When we become followers of Christ, He transforms every part of us, making us more like Him. That includes our eyes. We need to learn to see others with these new eyes that the Lord has given us, eyes that see not like man sees, but as God sees. Along the way, we’ll probably discover that the perceived differences we believed in during the beginnings of our relationships are non-existent or unimportant.
As I’ve mentioned, Claire and I are very different in many of the ways that the world judges things. Yet, we have an earnest and a true connection that comes from similarities in our spirit, not similarities found in things of this earth. Let’s learn to look first for those similarities of soul, and let everything else figure itself out.
Had I let my first impression of Claire stick with me and continued to see her as the crazy diva I initially thought she was, I would have missed out on a really important friendship. Claire often encourages me and I like to think that I encourage her. Jesus gave us a friendship that benefits both of us, teaches us new things, and draws us closer to Christ. The Lord uses our differences for our good and through my mentorship of Claire, we both learn to see things from different perspectives than we normally do.

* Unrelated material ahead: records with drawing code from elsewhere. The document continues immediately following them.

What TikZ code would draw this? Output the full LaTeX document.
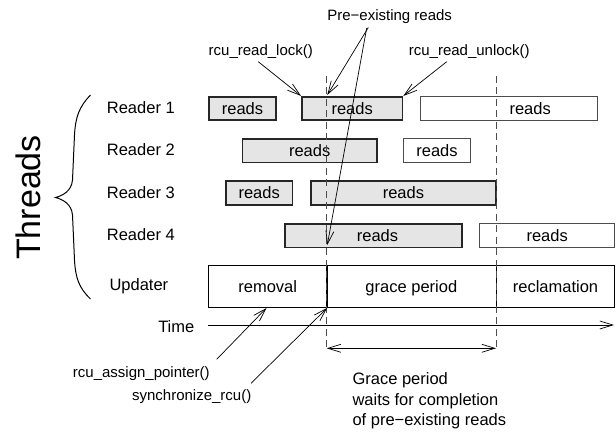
\documentclass[tikz,border=0pt]{standalone}
\usepackage{fontspec}
\setmainfont{Liberation Sans}
\usetikzlibrary{arrows.meta}
\definecolor{boxgray}{RGB}{229,229,229}
\begin{document}
\begin{tikzpicture}[x=1pt,y=-1pt,
  main/.style={font=\fontsize{16.5}{20}\selectfont, inner sep=0pt},
  small/.style={font=\fontsize{15}{18}\selectfont, inner sep=0pt},
  graybox/.style={main, draw=black!85, line width=1.6pt, fill=boxgray, minimum height=23.5pt, text height=12pt, text depth=0pt},
  whitebox/.style={main, draw=black!70, line width=1.1pt, fill=white, minimum height=24pt, text height=12pt, text depth=0pt},
  phase/.style={main, draw=black, line width=0.9pt, minimum height=42pt, text height=12pt, text depth=0pt},
  conn/.style={line width=0.7pt, -{Straight Barb[length=13pt,width=8pt]}},
  dbl/.style={line width=0.7pt, {Straight Barb[length=13pt,width=8pt]}-{Straight Barb[length=13pt,width=8pt]}},
  dashline/.style={line width=1pt, draw=black!70, dash pattern=on 7pt off 4.5pt},
  bracestyle/.style={line width=1pt}
]
\useasboundingbox (0,0) rectangle (616,435);

% Threads label and brace
\node[inner sep=0pt, font=\fontsize{34}{40}\selectfont, rotate=90] (threads) at (28.8,197.5) {Threads};
\draw[bracestyle] (90.5,95) .. controls (79,107) and (75.5,117) .. (74.5,135)
  -- (72.5,180) .. controls (71.5,191) and (63,195.5) .. (55.5,197.5)
  .. controls (63,199.5) and (71.5,204) .. (72.5,215)
  -- (74.5,260) .. controls (75.5,278) and (79,288) .. (90.5,299);

% Row labels
\node[main, anchor=base west] (r1) at (106.7,113.5) {Reader 1};
\node[main, anchor=base west] (r2) at (106.7,156) {Reader 2};
\node[main, anchor=base west] (r3) at (106.7,198.5) {Reader 3};
\node[main, anchor=base west] (r4) at (106.7,241) {Reader 4};
\node[main, anchor=base west] (upd) at (109.3,291) {Updater};

% Reader boxes
\node[graybox, minimum width=67pt] (b1a) at (242.5,108.5) {reads};
\node[graybox, minimum width=100.7pt] (b1b) at (352.2,108.5) {reads};
\node[whitebox, minimum width=177pt] (b1c) at (509.2,108.5) {\hspace*{42pt}reads};
\node[graybox, minimum width=134.4pt] (b2a) at (309.7,150.8) {reads};
\node[whitebox, minimum width=67pt] (b2b) at (437,150.8) {reads};
\node[graybox, minimum width=66.7pt] (b3a) at (259.2,193) {reads};
\node[graybox, minimum width=185pt] (b3b) at (403.4,193) {reads};
\node[graybox, minimum width=176.8pt] (b4a) at (373.5,235.8) {\hspace*{8pt}reads};
\node[whitebox, minimum width=134.6pt] (b4b) at (547.2,235.8) {reads};

% Updater phases
\node[phase, minimum width=118pt] (removal) at (267.7,286.5) {removal};
\node[phase, minimum width=169.3pt] (grace) at (411.35,286.5) {grace period};
\node[phase, minimum width=118.5pt] (reclaim) at (555.5,286.5) {reclamation};
\draw[line width=1.8pt] (removal.north east) -- (removal.south east);

% Dashed grace-period bounds
\coordinate (d1top) at (326.7,76);
\coordinate (d1bot) at (326.7,349);
\coordinate (d2top) at (496,76);
\coordinate (d2bot) at (496,349);
\draw[dashline] (d1top) -- (d1bot);
\draw[dashline] (d2top) -- (d2bot);

% Time axis
\node[main] (time) at (176.3,327) {Time};
\coordinate (tstart) at (208,325);
\coordinate (tend) at (614,325);
\draw[conn] (tstart) -- (tend);

% Grace period span
\coordinate (gl) at (326.7,348.3);
\coordinate (gr) at (496,348.3);
\draw[dbl] (gl) -- (gr);
\node[main, anchor=base west] (gp1) at (352.3,385) {Grace period};
\node[main, anchor=base west] (gp2) at (352.3,405.5) {waits for completion};
\node[main, anchor=base west] (gp3) at (352.3,426) {of pre−existing reads};

% Top labels
\node[small, anchor=base] (pre) at (389.7,20.7) {Pre−existing reads};
\node[small, anchor=base] (lock) at (260.8,56) {rcu\_read\_lock()};
\node[small, anchor=base] (unlock) at (469.3,56) {rcu\_read\_unlock()};
\coordinate (prefrom1) at (368.3,27.5);
\coordinate (prefrom2) at (366.7,28);
\coordinate (pretip1) at (327.3,95);
\coordinate (pretip2) at (327.3,245);
\coordinate (lockfrom) at (258.3,61.7);
\coordinate (unlockfrom) at (446.7,61.7);
\draw[conn] (prefrom1) -- (pretip1);
\draw[conn] (prefrom2) -- (pretip2);
\draw[conn] (lockfrom) -- (b1b.north west);
\draw[conn] (unlockfrom) -- (b1b.north east);

% Bottom labels
\node[small, anchor=base] (assign) at (141.3,377.7) {rcu\_assign\_pointer()};
\node[small, anchor=base] (sync) at (191.7,401) {synchronize\_rcu()};
\coordinate (assignfrom) at (216.7,359.3);
\coordinate (assigntip) at (266.5,308);
\coordinate (syncfrom) at (251,383.3);
\draw[conn] (assignfrom) -- (assigntip);
\draw[conn] (syncfrom) -- (removal.south east);
\end{tikzpicture}
\end{document}
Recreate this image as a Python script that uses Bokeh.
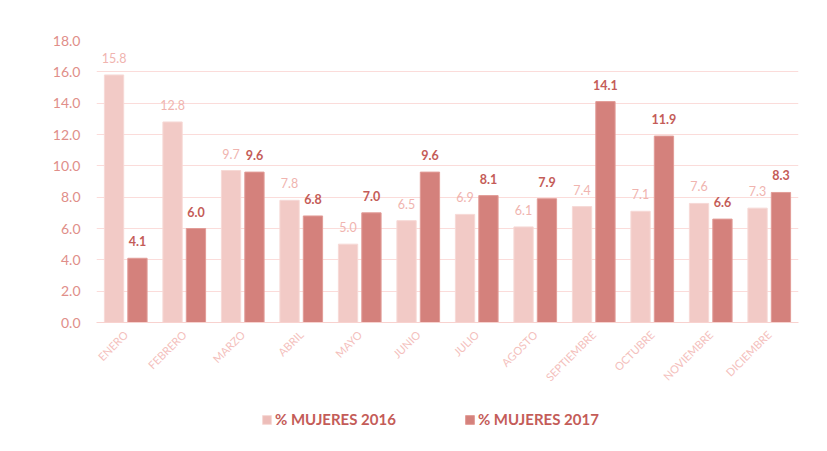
from bokeh.plotting import figure
from bokeh.layouts import column
from bokeh.models import ColumnDataSource, Legend, LegendItem, FixedTicker, NumeralTickFormatter, Range1d
from bokeh.transform import dodge
from bokeh.core.properties import value
from bokeh.embed import file_html
from bokeh.resources import INLINE

months = ["ENERO", "FEBRERO", "MARZO", "ABRIL", "MAYO", "JUNIO", "JULIO",
          "AGOSTO", "SEPTIEMBRE", "OCTUBRE", "NOVIEMBRE", "DICIEMBRE"]
mujeres_2016 = [15.8, 12.8, 9.7, 7.8, 5.0, 6.5, 6.9, 6.1, 7.4, 7.1, 7.6, 7.3]
mujeres_2017 = [4.1, 6.0, 9.6, 6.8, 7.0, 9.6, 8.1, 7.9, 14.1, 11.9, 6.6, 8.3]
series_names = ["% MUJERES 2016", "% MUJERES 2017"]
y_ticks = [0, 2, 4, 6, 8, 10, 12, 14, 16, 18]

C16 = "#F2CAC6"
C17 = "#D4817C"
L16 = "#F6D9D6"
L17 = "#E29C97"
FONT = "Lato"

src = ColumnDataSource(dict(
    month=months,
    v16=mujeres_2016,
    v17=mujeres_2017,
    t16=["%.1f" % v for v in mujeres_2016],
    t17=["%.1f" % v for v in mujeres_2017],
))

p = figure(x_range=months, y_range=Range1d(0, 18), width=811, height=400,
           output_backend="svg", toolbar_location=None,
           min_border_left=96, min_border_right=13, min_border_top=40, min_border_bottom=78)

r16 = p.vbar(x=dodge("month", -0.2, range=p.x_range), top="v16", width=0.33, source=src,
             fill_color=C16, line_color=L16, line_width=1)
r17 = p.vbar(x=dodge("month", 0.2, range=p.x_range), top="v17", width=0.33, source=src,
             fill_color=C17, line_color=L17, line_width=1)

p.text(x=dodge("month", -0.2, range=p.x_range), y="v16", text="t16", source=src,
       text_align="center", text_baseline="bottom", y_offset=-12,
       text_font=value(FONT), text_font_size="12.5px", text_color="#F0B4AF")
p.text(x=dodge("month", 0.2, range=p.x_range), y="v17", text="t17", source=src,
       text_align="center", text_baseline="bottom", y_offset=-12,
       text_font=value(FONT), text_font_size="12.5px", text_font_style="bold", text_color="#C45C58")

p.yaxis.ticker = FixedTicker(ticks=y_ticks)
p.yaxis.formatter = NumeralTickFormatter(format="0.0")
p.yaxis.axis_line_color = None
p.yaxis.major_tick_line_color = None
p.yaxis.minor_tick_line_color = None
p.yaxis.major_label_text_font = FONT
p.yaxis.major_label_text_font_size = "14px"
p.yaxis.major_label_text_color = "#E08E89"
p.yaxis.major_label_standoff = 10

p.xaxis.axis_line_color = "#F8D2CF"
p.xaxis.major_tick_line_color = None
p.xaxis.minor_tick_line_color = None
p.xaxis.major_label_orientation = 0.785
p.xaxis.major_label_text_font = FONT
p.xaxis.major_label_text_font_size = "11px"
p.xaxis.major_label_text_color = "#F4C0BC"
p.xaxis.major_label_standoff = 4

p.xgrid.grid_line_color = None
p.ygrid.grid_line_color = "#FBDCDA"
p.ygrid.ticker = FixedTicker(ticks=y_ticks)
p.outline_line_color = None
p.x_range.range_padding = 0

# legend strip below the chart
lg = figure(width=811, height=40, output_backend="svg", toolbar_location=None,
            x_range=Range1d(0, 1), y_range=Range1d(0, 1),
            x_axis_location=None, y_axis_location=None,
            min_border=0, min_border_left=0, min_border_right=0,
            min_border_top=0, min_border_bottom=0)
lg.grid.visible = False
lg.outline_line_color = None
hidden = ColumnDataSource(dict(x=[-5], top=[0]))
g16 = lg.vbar(x="x", top="top", width=0.1, source=hidden, fill_color="#EDBDB9", line_color=L16)
g17 = lg.vbar(x="x", top="top", width=0.1, source=hidden, fill_color=C17, line_color=L17)

legend = Legend(items=[LegendItem(label=series_names[0], renderers=[g16]),
                       LegendItem(label=series_names[1], renderers=[g17])],
                orientation="horizontal", location=(165, 12),
                label_text_font=FONT, label_text_font_size="15px", label_text_font_style="bold",
                label_text_color="#C45C58", glyph_width=11, glyph_height=11,
                spacing=68, label_standoff=3, border_line_color=None,
                background_fill_alpha=0, margin=0, padding=6)
lg.add_layout(legend, "center")

layout = column(p, lg, spacing=0)
open("out.html", "w").write(file_html(layout, INLINE))
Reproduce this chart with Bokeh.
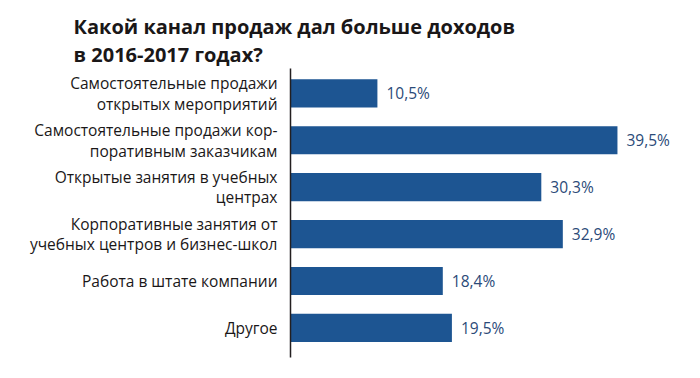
from bokeh.plotting import figure
from bokeh.models import Range1d, FixedTicker, ColumnDataSource
from bokeh.core.properties import value
from bokeh.embed import file_html
from bokeh.resources import INLINE

# ---- data ----
categories = [
    "Самостоятельные продажи\nоткрытых мероприятий",
    "Самостоятельные продажи кор-\nпоративным заказчикам",
    "Открытые занятия в учебных\nцентрах",
    "Корпоративные занятия от\nучебных центров и бизнес-школ",
    "Работа в штате компании",
    "Другое",
]
values = [10.5, 39.5, 30.3, 32.9, 18.4, 19.5]
value_labels = ["10,5%", "39,5%", "30,3%", "32,9%", "18,4%", "19,5%"]
title_text = "Какой канал продаж дал больше доходов\nв 2016-2017 годах?"

FONT = "Open Sans"
BAR = "#1d5592"
TXT = "#1a1718"
VAL = "#2b4a78"

pos = list(range(len(categories)))
src = ColumnDataSource(dict(y=pos, v=values, lab=value_labels))

p = figure(width=684, height=362, output_backend="svg", toolbar_location=None,
           x_range=Range1d(0, 47.6), y_range=Range1d(5.63, -0.53),
           min_border_left=290, min_border_right=0, min_border_bottom=5,
           min_border_top=68, outline_line_color=None, background_fill_color="white",
           border_fill_color="white")

p.hbar(y="y", right="v", left=0, height=0.6, source=src, fill_color=BAR,
       line_color=None)
p.text(x="v", y="y", text="lab", source=src, x_offset=9,
       text_font=value(FONT), text_font_size="15.5px", text_color=VAL,
       text_baseline="middle", text_align="left")

p.xaxis.visible = False
p.xgrid.visible = False
p.ygrid.visible = False

ya = p.yaxis[0]
ya.ticker = FixedTicker(ticks=pos)
ya.major_label_overrides = {i: c for i, c in enumerate(categories)}
ya.major_tick_line_color = None
ya.minor_tick_line_color = None
ya.major_tick_out = 0
ya.major_tick_in = 0
ya.major_label_standoff = 13
ya.major_label_text_font = FONT
ya.major_label_text_font_size = "15.5px"
ya.major_label_text_color = TXT
ya.major_label_text_align = "right"
ya.major_label_text_line_height = 0.93
ya.axis_line_color = "#231f20"
ya.axis_line_width = 1.5

p.title.text = title_text
p.title.text_font = FONT
p.title.text_font_size = "20px"
p.title.text_font_style = "bold"
p.title.text_color = TXT
p.title.text_line_height = 1.05
p.title.align = "left"
p.title.offset = -217
p.title.standoff = 1

open("out.html", "w").write(file_html(p, INLINE))
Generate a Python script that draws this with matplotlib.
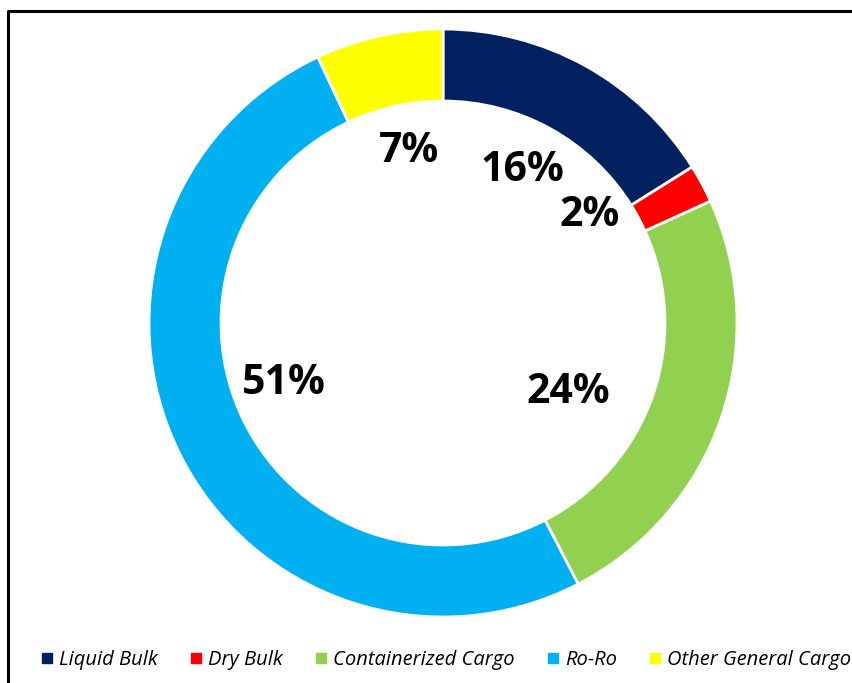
import numpy as np
import matplotlib
matplotlib.use('Agg')
import matplotlib.pyplot as plt
from matplotlib.lines import Line2D

categories = ['Liquid Bulk', 'Dry Bulk', 'Containerized Cargo', 'Ro-Ro', 'Other General Cargo']
shares = [16.1, 2.1, 24.2, 50.6, 7.0]
labels = ['16%', '2%', '24%', '51%', '7%']
colors = ['#002060', '#FF0000', '#92D050', '#00B0F0', '#FFFF00']

# label placement (radius as fraction of outer radius, angle shift in degrees)
label_r = [0.585, 0.62, 0.486, 0.58, 0.594]
label_shift = [-1.5, -8.0, 10.0, 5.5, 1.5]

W, H = 853, 683
fig = plt.figure(figsize=(W / 100, H / 100), dpi=100)

cx, cy, R = 443, 323, 294
ax = fig.add_axes([(cx - R) / W, (H - cy - R) / H, 2 * R / W, 2 * R / H])
wedges, _ = ax.pie(shares, colors=colors, startangle=90, counterclock=False,
                   radius=1.0, wedgeprops=dict(width=0.245, edgecolor='white', linewidth=2))
ax.set_xlim(-1, 1)
ax.set_ylim(-1, 1)
ax.set_aspect('equal')
ax.axis('off')

for w, lab, r, s in zip(wedges, labels, label_r, label_shift):
    mid = np.deg2rad((w.theta1 + w.theta2) / 2 - s)
    ax.text(r * np.cos(mid), r * np.sin(mid), lab, ha='center', va='center',
            fontsize=29.5, fontweight='bold', family='Open Sans', color='black')

handles = [Line2D([], [], marker='s', linestyle='none', markersize=6.5,
                  markerfacecolor=c, markeredgecolor=c) for c in colors]
fig.legend(handles, categories, loc='center', bbox_to_anchor=(0.521, 0.034), ncol=5,
           frameon=False, handletextpad=0.15, columnspacing=1.45, handlelength=0.9,
           prop=dict(family='Open Sans', style='italic', size=14.5))

# frame lines (the chart border is cut at right and bottom)
fig.add_artist(Line2D([8 / W, 8 / W, 1], [0, 1 - 11 / H, 1 - 11 / H],
                      transform=fig.transFigure, color='black', linewidth=2.2))

fig.savefig('out.png', dpi=100)
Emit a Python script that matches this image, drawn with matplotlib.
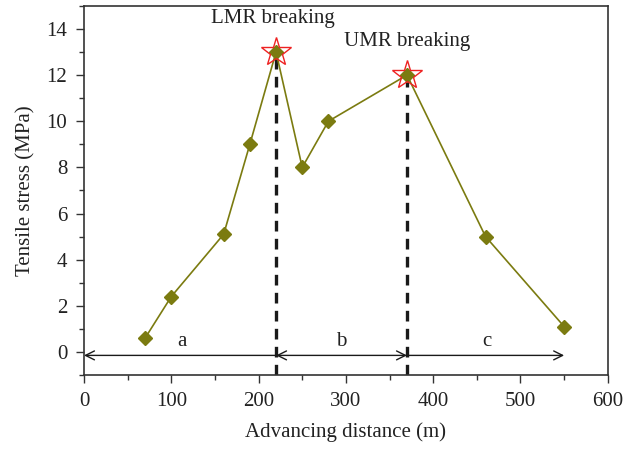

We need to learn to appreciate difference, rather than judge it. God has made us into a diverse community. We are each unique with something special to offer those around us. Let’s not forget the comparison of the Church to the body of Christ. I am a unique and special part of the body. I best serve God by acting out the role He has specifically given me. Claire best serves God by acting out the role He has given her.
Our differences are part of the plan that God designed, so there’s no reason to be afraid of them or to judge them. Rather, we need to learn to embrace our differences and celebrate the diversity of the body of Christ. It’s exciting that God designed me and Claire and everyone around us in such unique and different ways! Because God is creative and He displays that creativity in the diversity of His kingdom.